Resources on my Presentation

The four productions I compare are as follows:

  1. Mr Rabbit and the Dragon King (Sugung-ga, 수궁가)
  2. The Caucasian Chalk Circle (Kokaseoseu-ui Baek-muk-won, 코카서스의 백묵원), both by the National Changgeuk Company of Korea (NCCK, 국립창극단)
  3. Song of Sichuan (Sacheon-ga, 사천가)
  4. Song of Courage (Eokcheok-ga, 억척가), both by Pansori Project “Za” and Lee Jaram (판소리 만들기 “자”, 이자람)

First, some videoclips that give you a first impression of these productions:

  1. Mr Rabbit and the Dragon King: Five excerpts that give a good idea of the general visual style of the production (via Youtube). part1, part2, part3, part4, part5, part6; impressions from an exhibition by Achim Freyer with sketches, stage design, costumes etc. used in the production process (via Youtube/Koreanisches Kulturzentrum Berlin)
  2. The Caucasian Chalk Circle: various videos that show some scenes of the production.

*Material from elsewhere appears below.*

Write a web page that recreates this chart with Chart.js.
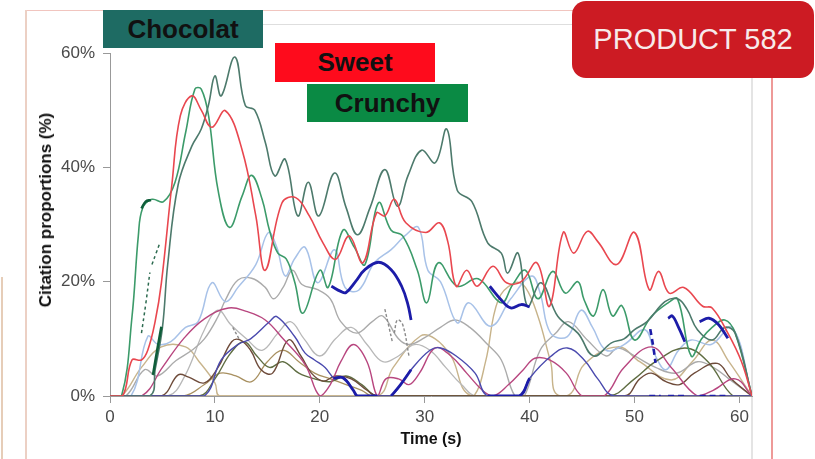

Making of (via National Theater), TV-coverage in Korean (via YTN News), TV-coverage in English (via Arirang TV)
  3. Song of Sichuan: Several scenes with English subtitles (via Youtube)
  4. Song of Courage: Some scenes with promotion for a guest performance in France (via Youtube/Théâtre National Populaire)

Plus: excerpt of a TED-talk by Lee Jaram with English subtitles (via Youtube/Korean Culture Center UK)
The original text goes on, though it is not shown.